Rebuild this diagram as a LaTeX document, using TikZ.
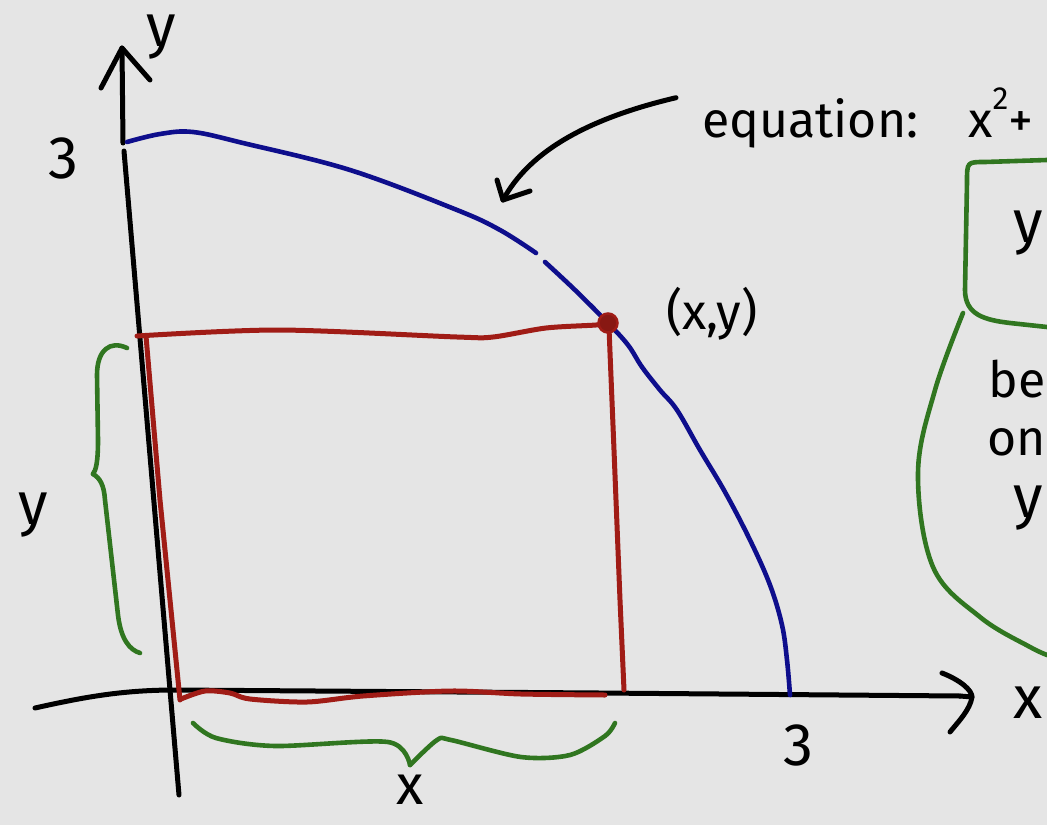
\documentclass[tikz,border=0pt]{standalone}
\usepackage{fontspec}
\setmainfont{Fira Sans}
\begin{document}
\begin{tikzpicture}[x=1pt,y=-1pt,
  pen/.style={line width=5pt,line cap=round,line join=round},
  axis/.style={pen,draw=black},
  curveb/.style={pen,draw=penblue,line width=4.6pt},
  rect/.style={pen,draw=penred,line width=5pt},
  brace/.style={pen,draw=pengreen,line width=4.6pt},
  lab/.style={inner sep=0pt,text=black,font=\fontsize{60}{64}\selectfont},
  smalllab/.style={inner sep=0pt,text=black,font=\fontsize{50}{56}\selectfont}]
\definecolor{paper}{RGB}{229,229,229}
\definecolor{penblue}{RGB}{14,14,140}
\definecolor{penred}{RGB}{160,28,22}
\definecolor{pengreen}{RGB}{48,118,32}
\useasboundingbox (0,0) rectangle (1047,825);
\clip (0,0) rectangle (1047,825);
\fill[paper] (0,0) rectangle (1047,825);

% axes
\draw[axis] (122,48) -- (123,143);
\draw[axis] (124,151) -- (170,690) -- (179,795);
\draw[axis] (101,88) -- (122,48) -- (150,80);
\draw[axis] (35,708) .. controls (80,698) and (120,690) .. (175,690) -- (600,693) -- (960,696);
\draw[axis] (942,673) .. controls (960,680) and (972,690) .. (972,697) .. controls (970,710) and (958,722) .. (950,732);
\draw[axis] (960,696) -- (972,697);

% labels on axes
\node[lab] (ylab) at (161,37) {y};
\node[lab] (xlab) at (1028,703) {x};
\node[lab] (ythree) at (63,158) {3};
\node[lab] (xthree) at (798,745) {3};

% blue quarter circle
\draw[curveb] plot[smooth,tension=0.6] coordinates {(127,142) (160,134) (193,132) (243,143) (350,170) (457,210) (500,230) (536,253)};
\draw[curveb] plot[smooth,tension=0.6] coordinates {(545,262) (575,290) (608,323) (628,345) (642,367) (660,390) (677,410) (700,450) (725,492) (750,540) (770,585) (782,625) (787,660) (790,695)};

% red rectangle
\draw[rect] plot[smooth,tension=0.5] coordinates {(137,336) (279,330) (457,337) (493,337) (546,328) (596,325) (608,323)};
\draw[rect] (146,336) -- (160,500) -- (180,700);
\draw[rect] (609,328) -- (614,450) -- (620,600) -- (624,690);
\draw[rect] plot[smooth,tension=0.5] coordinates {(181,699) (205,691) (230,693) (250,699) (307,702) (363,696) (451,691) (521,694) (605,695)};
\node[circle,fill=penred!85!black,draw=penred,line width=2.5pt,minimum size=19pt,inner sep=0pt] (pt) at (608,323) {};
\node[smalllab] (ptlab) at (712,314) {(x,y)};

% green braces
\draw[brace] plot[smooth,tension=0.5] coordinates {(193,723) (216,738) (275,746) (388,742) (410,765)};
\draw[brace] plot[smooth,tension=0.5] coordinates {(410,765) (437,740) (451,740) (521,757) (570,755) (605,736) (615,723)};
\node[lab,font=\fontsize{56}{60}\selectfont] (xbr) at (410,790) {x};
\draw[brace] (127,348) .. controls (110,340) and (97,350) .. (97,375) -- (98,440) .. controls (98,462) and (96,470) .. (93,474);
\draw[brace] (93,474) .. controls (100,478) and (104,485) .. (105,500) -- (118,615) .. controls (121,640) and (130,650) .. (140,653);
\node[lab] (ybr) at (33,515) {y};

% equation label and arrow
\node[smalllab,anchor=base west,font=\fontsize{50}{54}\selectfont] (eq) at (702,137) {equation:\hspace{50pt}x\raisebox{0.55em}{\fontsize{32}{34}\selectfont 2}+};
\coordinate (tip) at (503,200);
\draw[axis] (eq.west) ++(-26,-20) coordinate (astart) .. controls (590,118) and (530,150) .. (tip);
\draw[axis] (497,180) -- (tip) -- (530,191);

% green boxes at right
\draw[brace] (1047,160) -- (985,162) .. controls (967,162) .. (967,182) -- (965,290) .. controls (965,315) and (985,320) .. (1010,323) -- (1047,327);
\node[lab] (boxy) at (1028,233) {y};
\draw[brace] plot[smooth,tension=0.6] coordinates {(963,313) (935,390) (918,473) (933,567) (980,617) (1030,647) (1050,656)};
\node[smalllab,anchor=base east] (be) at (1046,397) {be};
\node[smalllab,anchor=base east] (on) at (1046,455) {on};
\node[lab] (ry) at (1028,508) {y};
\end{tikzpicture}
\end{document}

----

◆ TASK REQUIREMENTS
Repeat the material above verbatim, with no pictures in the output.

◆ RESPONSE TO THIS EXERCISE
Rebuild this diagram as a LaTeX document, using TikZ.
\documentclass[tikz,border=0pt]{standalone}
\usepackage{fontspec}
\setmainfont{Fira Sans}
\begin{document}
\begin{tikzpicture}[x=1pt,y=-1pt,
  pen/.style={line width=5pt,line cap=round,line join=round},
  axis/.style={pen,draw=black},
  curveb/.style={pen,draw=penblue,line width=4.6pt},
  rect/.style={pen,draw=penred,line width=5pt},
  brace/.style={pen,draw=pengreen,line width=4.6pt},
  lab/.style={inner sep=0pt,text=black,font=\fontsize{60}{64}\selectfont},
  smalllab/.style={inner sep=0pt,text=black,font=\fontsize{50}{56}\selectfont}]
\definecolor{paper}{RGB}{229,229,229}
\definecolor{penblue}{RGB}{14,14,140}
\definecolor{penred}{RGB}{160,28,22}
\definecolor{pengreen}{RGB}{48,118,32}
\useasboundingbox (0,0) rectangle (1047,825);
\clip (0,0) rectangle (1047,825);
\fill[paper] (0,0) rectangle (1047,825);

% axes
\draw[axis] (122,48) -- (123,143);
\draw[axis] (124,151) -- (170,690) -- (179,795);
\draw[axis] (101,88) -- (122,48) -- (150,80);
\draw[axis] (35,708) .. controls (80,698) and (120,690) .. (175,690) -- (600,693) -- (960,696);
\draw[axis] (942,673) .. controls (960,680) and (972,690) .. (972,697) .. controls (970,710) and (958,722) .. (950,732);
\draw[axis] (960,696) -- (972,697);

% labels on axes
\node[lab] (ylab) at (161,37) {y};
\node[lab] (xlab) at (1028,703) {x};
\node[lab] (ythree) at (63,158) {3};
\node[lab] (xthree) at (798,745) {3};

% blue quarter circle
\draw[curveb] plot[smooth,tension=0.6] coordinates {(127,142) (160,134) (193,132) (243,143) (350,170) (457,210) (500,230) (536,253)};
\draw[curveb] plot[smooth,tension=0.6] coordinates {(545,262) (575,290) (608,323) (628,345) (642,367) (660,390) (677,410) (700,450) (725,492) (750,540) (770,585) (782,625) (787,660) (790,695)};

% red rectangle
\draw[rect] plot[smooth,tension=0.5] coordinates {(137,336) (279,330) (457,337) (493,337) (546,328) (596,325) (608,323)};
\draw[rect] (146,336) -- (160,500) -- (180,700);
\draw[rect] (609,328) -- (614,450) -- (620,600) -- (624,690);
\draw[rect] plot[smooth,tension=0.5] coordinates {(181,699) (205,691) (230,693) (250,699) (307,702) (363,696) (451,691) (521,694) (605,695)};
\node[circle,fill=penred!85!black,draw=penred,line width=2.5pt,minimum size=19pt,inner sep=0pt] (pt) at (608,323) {};
\node[smalllab] (ptlab) at (712,314) {(x,y)};

% green braces
\draw[brace] plot[smooth,tension=0.5] coordinates {(193,723) (216,738) (275,746) (388,742) (410,765)};
\draw[brace] plot[smooth,tension=0.5] coordinates {(410,765) (437,740) (451,740) (521,757) (570,755) (605,736) (615,723)};
\node[lab,font=\fontsize{56}{60}\selectfont] (xbr) at (410,790) {x};
\draw[brace] (127,348) .. controls (110,340) and (97,350) .. (97,375) -- (98,440) .. controls (98,462) and (96,470) .. (93,474);
\draw[brace] (93,474) .. controls (100,478) and (104,485) .. (105,500) -- (118,615) .. controls (121,640) and (130,650) .. (140,653);
\node[lab] (ybr) at (33,515) {y};

% equation label and arrow
\node[smalllab,anchor=base west,font=\fontsize{50}{54}\selectfont] (eq) at (702,137) {equation:\hspace{50pt}x\raisebox{0.55em}{\fontsize{32}{34}\selectfont 2}+};
\coordinate (tip) at (503,200);
\draw[axis] (eq.west) ++(-26,-20) coordinate (astart) .. controls (590,118) and (530,150) .. (tip);
\draw[axis] (497,180) -- (tip) -- (530,191);

% green boxes at right
\draw[brace] (1047,160) -- (985,162) .. controls (967,162) .. (967,182) -- (965,290) .. controls (965,315) and (985,320) .. (1010,323) -- (1047,327);
\node[lab] (boxy) at (1028,233) {y};
\draw[brace] plot[smooth,tension=0.6] coordinates {(963,313) (935,390) (918,473) (933,567) (980,617) (1030,647) (1050,656)};
\node[smalllab,anchor=base east] (be) at (1046,397) {be};
\node[smalllab,anchor=base east] (on) at (1046,455) {on};
\node[lab] (ry) at (1028,508) {y};
\end{tikzpicture}
\end{document}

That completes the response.